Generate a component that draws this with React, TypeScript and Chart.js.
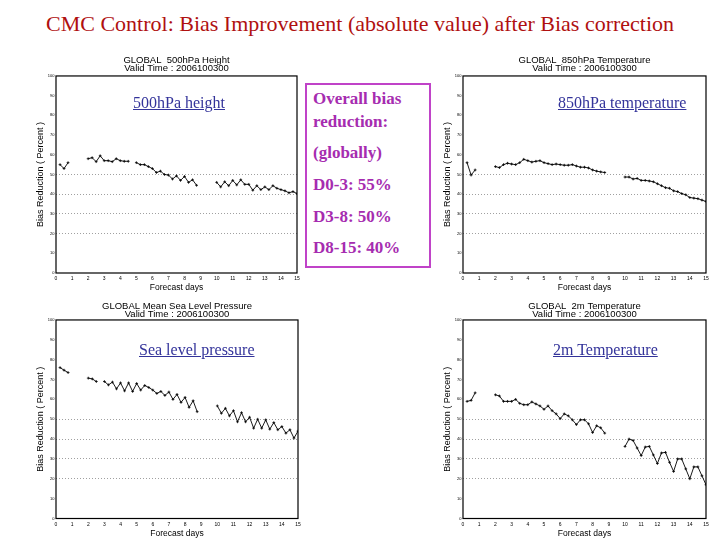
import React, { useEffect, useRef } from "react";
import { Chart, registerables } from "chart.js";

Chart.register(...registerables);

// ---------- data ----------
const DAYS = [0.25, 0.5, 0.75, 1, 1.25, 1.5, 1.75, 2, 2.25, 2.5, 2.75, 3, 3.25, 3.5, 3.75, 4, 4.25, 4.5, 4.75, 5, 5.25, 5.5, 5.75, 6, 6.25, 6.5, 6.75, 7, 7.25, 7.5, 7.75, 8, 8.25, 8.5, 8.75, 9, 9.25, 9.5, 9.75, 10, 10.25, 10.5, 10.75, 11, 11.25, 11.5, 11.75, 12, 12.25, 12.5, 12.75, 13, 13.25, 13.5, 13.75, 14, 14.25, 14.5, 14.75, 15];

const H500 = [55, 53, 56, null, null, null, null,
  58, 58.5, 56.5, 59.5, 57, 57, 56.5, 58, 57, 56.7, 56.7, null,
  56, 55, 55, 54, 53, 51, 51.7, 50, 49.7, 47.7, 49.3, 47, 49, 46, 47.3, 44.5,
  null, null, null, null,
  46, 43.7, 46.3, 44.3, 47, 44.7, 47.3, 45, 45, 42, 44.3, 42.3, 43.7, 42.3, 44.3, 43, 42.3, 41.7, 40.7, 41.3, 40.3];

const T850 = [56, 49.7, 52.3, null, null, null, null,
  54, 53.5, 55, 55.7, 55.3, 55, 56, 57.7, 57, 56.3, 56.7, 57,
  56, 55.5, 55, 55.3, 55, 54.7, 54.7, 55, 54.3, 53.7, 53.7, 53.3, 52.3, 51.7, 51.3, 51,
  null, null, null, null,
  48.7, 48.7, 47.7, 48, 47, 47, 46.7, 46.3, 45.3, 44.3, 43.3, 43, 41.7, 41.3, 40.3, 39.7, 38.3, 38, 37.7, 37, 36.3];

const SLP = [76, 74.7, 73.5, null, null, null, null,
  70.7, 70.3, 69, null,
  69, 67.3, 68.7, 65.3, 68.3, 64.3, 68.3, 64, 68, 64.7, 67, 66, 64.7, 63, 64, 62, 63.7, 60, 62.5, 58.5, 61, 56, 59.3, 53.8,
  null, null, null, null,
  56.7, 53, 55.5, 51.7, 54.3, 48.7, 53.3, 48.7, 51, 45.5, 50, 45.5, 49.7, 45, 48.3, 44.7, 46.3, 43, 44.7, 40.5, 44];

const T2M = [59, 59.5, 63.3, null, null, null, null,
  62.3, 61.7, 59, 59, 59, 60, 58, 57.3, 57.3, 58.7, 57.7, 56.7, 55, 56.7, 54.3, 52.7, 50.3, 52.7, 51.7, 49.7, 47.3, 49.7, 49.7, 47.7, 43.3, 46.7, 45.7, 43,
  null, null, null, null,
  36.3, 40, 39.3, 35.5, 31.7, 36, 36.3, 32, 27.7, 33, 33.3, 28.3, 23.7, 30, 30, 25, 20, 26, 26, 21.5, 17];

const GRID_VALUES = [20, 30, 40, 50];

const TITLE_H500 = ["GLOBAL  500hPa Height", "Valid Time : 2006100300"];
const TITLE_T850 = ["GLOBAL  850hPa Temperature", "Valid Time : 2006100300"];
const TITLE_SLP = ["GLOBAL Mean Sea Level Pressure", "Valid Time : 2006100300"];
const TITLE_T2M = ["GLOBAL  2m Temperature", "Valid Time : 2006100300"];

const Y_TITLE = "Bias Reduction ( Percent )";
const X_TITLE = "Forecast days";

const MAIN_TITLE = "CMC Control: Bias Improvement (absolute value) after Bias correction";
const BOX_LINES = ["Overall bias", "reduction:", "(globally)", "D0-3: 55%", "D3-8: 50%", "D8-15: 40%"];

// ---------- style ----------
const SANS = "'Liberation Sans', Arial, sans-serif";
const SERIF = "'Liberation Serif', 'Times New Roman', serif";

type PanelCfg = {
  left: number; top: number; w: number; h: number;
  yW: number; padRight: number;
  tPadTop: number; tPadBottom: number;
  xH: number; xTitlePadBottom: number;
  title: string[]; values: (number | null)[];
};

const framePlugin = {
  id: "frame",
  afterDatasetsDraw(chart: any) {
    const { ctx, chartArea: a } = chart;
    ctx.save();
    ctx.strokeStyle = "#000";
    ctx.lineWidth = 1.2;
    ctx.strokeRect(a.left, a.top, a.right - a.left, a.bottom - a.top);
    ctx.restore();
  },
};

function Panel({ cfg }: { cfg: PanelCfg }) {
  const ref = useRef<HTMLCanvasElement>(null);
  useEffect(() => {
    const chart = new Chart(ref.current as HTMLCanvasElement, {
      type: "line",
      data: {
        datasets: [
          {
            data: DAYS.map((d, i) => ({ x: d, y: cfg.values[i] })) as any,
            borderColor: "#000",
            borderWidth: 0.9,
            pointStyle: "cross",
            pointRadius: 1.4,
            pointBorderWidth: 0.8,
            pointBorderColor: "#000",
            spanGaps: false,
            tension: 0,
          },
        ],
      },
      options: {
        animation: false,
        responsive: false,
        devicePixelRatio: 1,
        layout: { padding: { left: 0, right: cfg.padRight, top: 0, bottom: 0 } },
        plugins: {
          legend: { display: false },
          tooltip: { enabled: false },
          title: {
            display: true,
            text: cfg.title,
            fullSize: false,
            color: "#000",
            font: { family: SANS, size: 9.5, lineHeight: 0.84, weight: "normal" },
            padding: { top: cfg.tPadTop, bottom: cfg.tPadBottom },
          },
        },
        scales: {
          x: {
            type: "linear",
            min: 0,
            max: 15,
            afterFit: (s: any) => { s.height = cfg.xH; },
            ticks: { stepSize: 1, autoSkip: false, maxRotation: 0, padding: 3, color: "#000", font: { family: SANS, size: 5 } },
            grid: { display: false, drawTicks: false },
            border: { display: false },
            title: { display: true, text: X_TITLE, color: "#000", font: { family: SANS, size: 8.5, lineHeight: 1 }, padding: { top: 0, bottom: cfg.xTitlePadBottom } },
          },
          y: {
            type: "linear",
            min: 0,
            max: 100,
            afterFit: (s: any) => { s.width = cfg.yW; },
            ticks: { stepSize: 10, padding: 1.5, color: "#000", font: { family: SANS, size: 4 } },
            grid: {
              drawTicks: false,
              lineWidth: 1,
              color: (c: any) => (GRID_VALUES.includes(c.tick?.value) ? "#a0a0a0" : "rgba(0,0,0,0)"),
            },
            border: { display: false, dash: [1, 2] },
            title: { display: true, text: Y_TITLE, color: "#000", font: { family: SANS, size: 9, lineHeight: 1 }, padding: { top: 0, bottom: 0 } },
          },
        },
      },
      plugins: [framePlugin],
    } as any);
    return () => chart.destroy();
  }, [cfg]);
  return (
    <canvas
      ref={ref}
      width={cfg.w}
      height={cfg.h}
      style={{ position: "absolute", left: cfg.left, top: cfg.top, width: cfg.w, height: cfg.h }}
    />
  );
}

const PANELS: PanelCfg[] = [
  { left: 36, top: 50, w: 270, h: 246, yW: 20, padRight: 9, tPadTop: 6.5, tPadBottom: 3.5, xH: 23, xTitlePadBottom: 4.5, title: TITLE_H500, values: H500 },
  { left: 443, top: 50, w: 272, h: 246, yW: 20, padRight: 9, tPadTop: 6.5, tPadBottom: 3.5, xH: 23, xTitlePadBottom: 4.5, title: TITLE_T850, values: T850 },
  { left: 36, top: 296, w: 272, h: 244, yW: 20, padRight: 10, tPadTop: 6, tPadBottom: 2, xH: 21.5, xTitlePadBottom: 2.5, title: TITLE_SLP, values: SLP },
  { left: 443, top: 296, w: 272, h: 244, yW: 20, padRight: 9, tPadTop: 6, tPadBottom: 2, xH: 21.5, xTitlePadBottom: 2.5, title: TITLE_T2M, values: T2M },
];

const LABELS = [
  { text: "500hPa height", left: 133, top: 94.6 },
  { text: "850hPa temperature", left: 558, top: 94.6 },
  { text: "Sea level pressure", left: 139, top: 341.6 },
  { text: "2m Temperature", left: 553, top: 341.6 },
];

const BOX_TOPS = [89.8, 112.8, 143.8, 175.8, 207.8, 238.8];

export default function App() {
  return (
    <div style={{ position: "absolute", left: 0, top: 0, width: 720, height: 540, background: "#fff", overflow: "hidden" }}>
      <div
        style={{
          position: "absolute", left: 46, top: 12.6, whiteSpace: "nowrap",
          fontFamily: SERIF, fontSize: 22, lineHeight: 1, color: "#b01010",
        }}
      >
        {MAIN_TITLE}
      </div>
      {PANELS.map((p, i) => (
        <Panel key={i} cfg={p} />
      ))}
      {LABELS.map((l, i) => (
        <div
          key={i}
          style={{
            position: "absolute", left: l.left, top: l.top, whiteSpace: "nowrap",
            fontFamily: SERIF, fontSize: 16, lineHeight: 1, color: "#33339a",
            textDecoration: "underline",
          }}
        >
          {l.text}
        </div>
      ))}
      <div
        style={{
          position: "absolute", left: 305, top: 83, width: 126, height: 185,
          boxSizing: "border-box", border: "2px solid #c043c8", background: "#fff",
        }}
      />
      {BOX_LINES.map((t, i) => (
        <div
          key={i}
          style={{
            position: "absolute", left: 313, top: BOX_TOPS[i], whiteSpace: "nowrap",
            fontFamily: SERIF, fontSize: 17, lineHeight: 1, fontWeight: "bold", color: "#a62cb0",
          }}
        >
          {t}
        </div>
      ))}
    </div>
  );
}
○ ○ ○ ○
» **TASK TO CARRY OUT**: In the data above, please extract the lines from the first one through the line with "Chart.register(...registerables);", exactly, and keep pictures out.

» **WRITTEN REPLY**:
Generate a component that draws this with React, TypeScript and Chart.js.
import React, { useEffect, useRef } from "react";
import { Chart, registerables } from "chart.js";

Chart.register(...registerables);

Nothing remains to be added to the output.